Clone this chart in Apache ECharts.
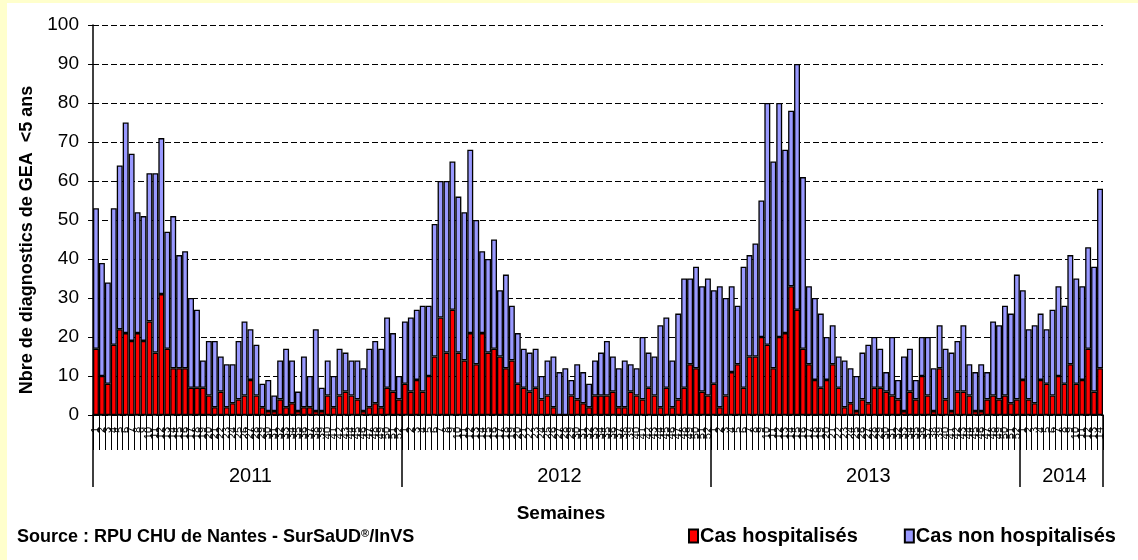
<!DOCTYPE html>
<html>
<head>
<meta charset="utf-8">
<script src="https://cdn.jsdelivr.net/npm/echarts@6/dist/echarts.min.js"></script>
<style>
    html, body { margin: 0; padding: 0; background: #ffffcc; }
    #chart { position: absolute; left: 7px; top: 3px; width: 1131px; height: 557px; background: #fff; }
</style>
</head>
<body>
<div id="chart"></div>
<script>
// années et nombre de semaines affichées
const years = ['2011', '2012', '2013', '2014'];
const weeksPerYear = [52, 52, 52, 14];
const yTicks = [0, 10, 20, 30, 40, 50, 60, 70, 80, 90, 100];

// Cas hospitalisés (rouge)
const hosp2011 = [17,10,8,18,22,21,19,21,19,24,16,31,17,12,12,12,7,7,7,5,2,6,2,3,4,5,9,5,2,1,1,4,2,3,1,2,2,1,1,5,2,5,6,5,4,1,2,3,2,7,6,4];
const hosp2012 = [8,6,9,6,10,15,25,16,27,16,14,21,13,21,16,17,15,12,14,8,7,6,7,4,5,2,0,0,5,4,3,2,5,5,5,6,2,2,6,5,4,7,5,2,7,2,4,7,13,12,6,5];
const hosp2013 = [8,2,5,11,13,7,15,15,20,18,12,20,21,33,27,17,13,9,7,9,13,7,2,3,1,4,3,7,7,6,5,4,1,6,4,10,5,1,12,4,1,6,6,5,1,1,4,5,4,5,3,4];
const hosp2014 = [9,4,3,9,8,5,10,8,13,8,9,17,6,12];

// Cas non hospitalisés (bleu)
const nonHosp2011 = [36,29,26,35,42,54,48,31,32,38,46,40,30,39,29,30,23,20,7,14,17,9,11,10,15,19,13,13,6,8,4,10,15,11,5,13,8,21,6,9,8,12,10,9,10,11,15,16,15,18,15,6];
const nonHosp2012 = [16,19,18,22,18,34,35,44,38,40,38,47,37,21,24,28,17,24,14,13,10,10,10,6,9,13,11,12,4,9,8,6,9,11,14,9,10,12,7,7,16,9,10,21,18,12,22,28,22,26,27,30];
const nonHosp2013 = [24,31,25,22,15,31,26,29,35,62,53,60,47,45,63,44,20,21,19,11,10,8,12,9,9,12,15,13,10,5,15,5,14,11,5,10,15,11,11,13,15,13,17,8,10,12,7,19,19,23,23,32];
const nonHosp2014 = [23,18,20,17,14,22,23,20,28,27,24,26,32,46];

const hospData = [].concat(hosp2011, hosp2012, hosp2013, hosp2014);
const nonHospData = [].concat(nonHosp2011, nonHosp2012, nonHosp2013, nonHosp2014);

// libellés des semaines + début / milieu de chaque année
let weekLabels = [];
let yearStarts = [];
let yearMiddles = {};
weeksPerYear.forEach((n, k) => {
    yearStarts.push(weekLabels.length);
    yearMiddles[weekLabels.length + Math.floor(n / 2)] = years[k];
    for (let w = 1; w <= n; w++) weekLabels.push(String(w));
});

const font = 'Liberation Sans, Arial, sans-serif';
let myChart = echarts.init(document.getElementById('chart'));
let option = {
    backgroundColor: '#fff',
    animation: false,
    textStyle: { fontFamily: font },
    grid: { left: 86, top: 22, right: 35, bottom: 145 },
    legend: {
        left: 681,
        top: 523,
        padding: 0,
        itemWidth: 9,
        itemHeight: 13,
        itemGap: 46,
        icon: 'rect',
        textStyle: { fontSize: 20, fontWeight: 'bold', color: '#000', fontFamily: font, padding: [0, 0, 0, -3] },
        data: ['Cas hospitalisés', 'Cas non hospitalisés']
    },
    xAxis: [
        {
            type: 'category',
            data: weekLabels,
            axisLine: { lineStyle: { color: '#000', width: 1.5 } },
            axisTick: { show: true, interval: 0, length: 35, lineStyle: { color: '#000', width: 1 } },
            axisLabel: { interval: 0, rotate: 90, fontSize: 11, color: '#000', margin: 12 }
        },
        {
            type: 'category',
            data: weekLabels,
            position: 'bottom',
            axisLine: { show: false },
            axisTick: {
                show: true,
                interval: (i) => yearStarts.indexOf(i) >= 0,
                length: 72,
                lineStyle: { color: '#000', width: 1.5 }
            },
            axisLabel: {
                interval: 0,
                margin: 51,
                fontSize: 20,
                color: '#000',
                formatter: (v, i) => yearMiddles[i] || ''
            },
            name: 'Semaines',
            nameLocation: 'middle',
            nameGap: 89,
            nameTextStyle: { fontSize: 19, fontWeight: 'bold', color: '#000', padding: [0, 74, 0, 0] }
        }
    ],
    yAxis: {
        type: 'value',
        min: yTicks[0],
        max: yTicks[yTicks.length - 1],
        interval: 10,
        name: 'Nbre de diagnostics de GEA  <5 ans',
        nameLocation: 'middle',
        nameGap: 55,
        nameTextStyle: { fontSize: 18, fontWeight: 'bold', color: '#000', padding: [0, 40, 0, 0] },
        axisLine: { show: true, lineStyle: { color: '#000', width: 1.5 } },
        axisTick: { show: true, length: 5, lineStyle: { color: '#000' } },
        axisLabel: { fontSize: 19, color: '#000', margin: 14 },
        splitLine: { lineStyle: { color: '#000', type: [6, 3], width: 1 } }
    },
    graphic: [
        {
            type: 'text',
            left: 10,
            top: 525,
            style: {
                text: 'Source : RPU CHU de Nantes - SurSaUD{sup|®}/InVS',
                font: 'bold 18px Liberation Sans, Arial, sans-serif',
                fill: '#000',
                rich: {
                    sup: { fontSize: 11, fontWeight: 'bold', verticalAlign: 'top', padding: [0, 0, 7, 0] }
                }
            }
        }
    ],
    series: [
        {
            name: 'Cas hospitalisés',
            type: 'bar',
            stack: 'cas',
            barCategoryGap: '0%',
            data: hospData,
            itemStyle: { color: '#ff0000', borderColor: '#000', borderWidth: 1.3 }
        },
        {
            name: 'Cas non hospitalisés',
            type: 'bar',
            stack: 'cas',
            barCategoryGap: '0%',
            data: nonHospData,
            itemStyle: { color: '#9999ff', borderColor: '#000', borderWidth: 1.3 }
        }
    ]
};
option && myChart.setOption(option);
</script>
</body>
</html>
::::::::
### WRITTEN TASK
Leave out the pictures and reproduce the rest of the listing exactly.

### CORRECT RESULT
Clone this chart in Apache ECharts.
<!DOCTYPE html>
<html>
<head>
<meta charset="utf-8">
<script src="https://cdn.jsdelivr.net/npm/echarts@6/dist/echarts.min.js"></script>
<style>
    html, body { margin: 0; padding: 0; background: #ffffcc; }
    #chart { position: absolute; left: 7px; top: 3px; width: 1131px; height: 557px; background: #fff; }
</style>
</head>
<body>
<div id="chart"></div>
<script>
// années et nombre de semaines affichées
const years = ['2011', '2012', '2013', '2014'];
const weeksPerYear = [52, 52, 52, 14];
const yTicks = [0, 10, 20, 30, 40, 50, 60, 70, 80, 90, 100];

// Cas hospitalisés (rouge)
const hosp2011 = [17,10,8,18,22,21,19,21,19,24,16,31,17,12,12,12,7,7,7,5,2,6,2,3,4,5,9,5,2,1,1,4,2,3,1,2,2,1,1,5,2,5,6,5,4,1,2,3,2,7,6,4];
const hosp2012 = [8,6,9,6,10,15,25,16,27,16,14,21,13,21,16,17,15,12,14,8,7,6,7,4,5,2,0,0,5,4,3,2,5,5,5,6,2,2,6,5,4,7,5,2,7,2,4,7,13,12,6,5];
const hosp2013 = [8,2,5,11,13,7,15,15,20,18,12,20,21,33,27,17,13,9,7,9,13,7,2,3,1,4,3,7,7,6,5,4,1,6,4,10,5,1,12,4,1,6,6,5,1,1,4,5,4,5,3,4];
const hosp2014 = [9,4,3,9,8,5,10,8,13,8,9,17,6,12];

// Cas non hospitalisés (bleu)
const nonHosp2011 = [36,29,26,35,42,54,48,31,32,38,46,40,30,39,29,30,23,20,7,14,17,9,11,10,15,19,13,13,6,8,4,10,15,11,5,13,8,21,6,9,8,12,10,9,10,11,15,16,15,18,15,6];
const nonHosp2012 = [16,19,18,22,18,34,35,44,38,40,38,47,37,21,24,28,17,24,14,13,10,10,10,6,9,13,11,12,4,9,8,6,9,11,14,9,10,12,7,7,16,9,10,21,18,12,22,28,22,26,27,30];
const nonHosp2013 = [24,31,25,22,15,31,26,29,35,62,53,60,47,45,63,44,20,21,19,11,10,8,12,9,9,12,15,13,10,5,15,5,14,11,5,10,15,11,11,13,15,13,17,8,10,12,7,19,19,23,23,32];
const nonHosp2014 = [23,18,20,17,14,22,23,20,28,27,24,26,32,46];

const hospData = [].concat(hosp2011, hosp2012, hosp2013, hosp2014);
const nonHospData = [].concat(nonHosp2011, nonHosp2012, nonHosp2013, nonHosp2014);

// libellés des semaines + début / milieu de chaque année
let weekLabels = [];
let yearStarts = [];
let yearMiddles = {};
weeksPerYear.forEach((n, k) => {
    yearStarts.push(weekLabels.length);
    yearMiddles[weekLabels.length + Math.floor(n / 2)] = years[k];
    for (let w = 1; w <= n; w++) weekLabels.push(String(w));
});

const font = 'Liberation Sans, Arial, sans-serif';
let myChart = echarts.init(document.getElementById('chart'));
let option = {
    backgroundColor: '#fff',
    animation: false,
    textStyle: { fontFamily: font },
    grid: { left: 86, top: 22, right: 35, bottom: 145 },
    legend: {
        left: 681,
        top: 523,
        padding: 0,
        itemWidth: 9,
        itemHeight: 13,
        itemGap: 46,
        icon: 'rect',
        textStyle: { fontSize: 20, fontWeight: 'bold', color: '#000', fontFamily: font, padding: [0, 0, 0, -3] },
        data: ['Cas hospitalisés', 'Cas non hospitalisés']
    },
    xAxis: [
        {
            type: 'category',
            data: weekLabels,
            axisLine: { lineStyle: { color: '#000', width: 1.5 } },
            axisTick: { show: true, interval: 0, length: 35, lineStyle: { color: '#000', width: 1 } },
            axisLabel: { interval: 0, rotate: 90, fontSize: 11, color: '#000', margin: 12 }
        },
        {
            type: 'category',
            data: weekLabels,
            position: 'bottom',
            axisLine: { show: false },
            axisTick: {
                show: true,
                interval: (i) => yearStarts.indexOf(i) >= 0,
                length: 72,
                lineStyle: { color: '#000', width: 1.5 }
            },
            axisLabel: {
                interval: 0,
                margin: 51,
                fontSize: 20,
                color: '#000',
                formatter: (v, i) => yearMiddles[i] || ''
            },
            name: 'Semaines',
            nameLocation: 'middle',
            nameGap: 89,
            nameTextStyle: { fontSize: 19, fontWeight: 'bold', color: '#000', padding: [0, 74, 0, 0] }
        }
    ],
    yAxis: {
        type: 'value',
        min: yTicks[0],
        max: yTicks[yTicks.length - 1],
        interval: 10,
        name: 'Nbre de diagnostics de GEA  <5 ans',
        nameLocation: 'middle',
        nameGap: 55,
        nameTextStyle: { fontSize: 18, fontWeight: 'bold', color: '#000', padding: [0, 40, 0, 0] },
        axisLine: { show: true, lineStyle: { color: '#000', width: 1.5 } },
        axisTick: { show: true, length: 5, lineStyle: { color: '#000' } },
        axisLabel: { fontSize: 19, color: '#000', margin: 14 },
        splitLine: { lineStyle: { color: '#000', type: [6, 3], width: 1 } }
    },
    graphic: [
        {
            type: 'text',
            left: 10,
            top: 525,
            style: {
                text: 'Source : RPU CHU de Nantes - SurSaUD{sup|®}/InVS',
                font: 'bold 18px Liberation Sans, Arial, sans-serif',
                fill: '#000',
                rich: {
                    sup: { fontSize: 11, fontWeight: 'bold', verticalAlign: 'top', padding: [0, 0, 7, 0] }
                }
            }
        }
    ],
    series: [
        {
            name: 'Cas hospitalisés',
            type: 'bar',
            stack: 'cas',
            barCategoryGap: '0%',
            data: hospData,
            itemStyle: { color: '#ff0000', borderColor: '#000', borderWidth: 1.3 }
        },
        {
            name: 'Cas non hospitalisés',
            type: 'bar',
            stack: 'cas',
            barCategoryGap: '0%',
            data: nonHospData,
            itemStyle: { color: '#9999ff', borderColor: '#000', borderWidth: 1.3 }
        }
    ]
};
option && myChart.setOption(option);
</script>
</body>
</html>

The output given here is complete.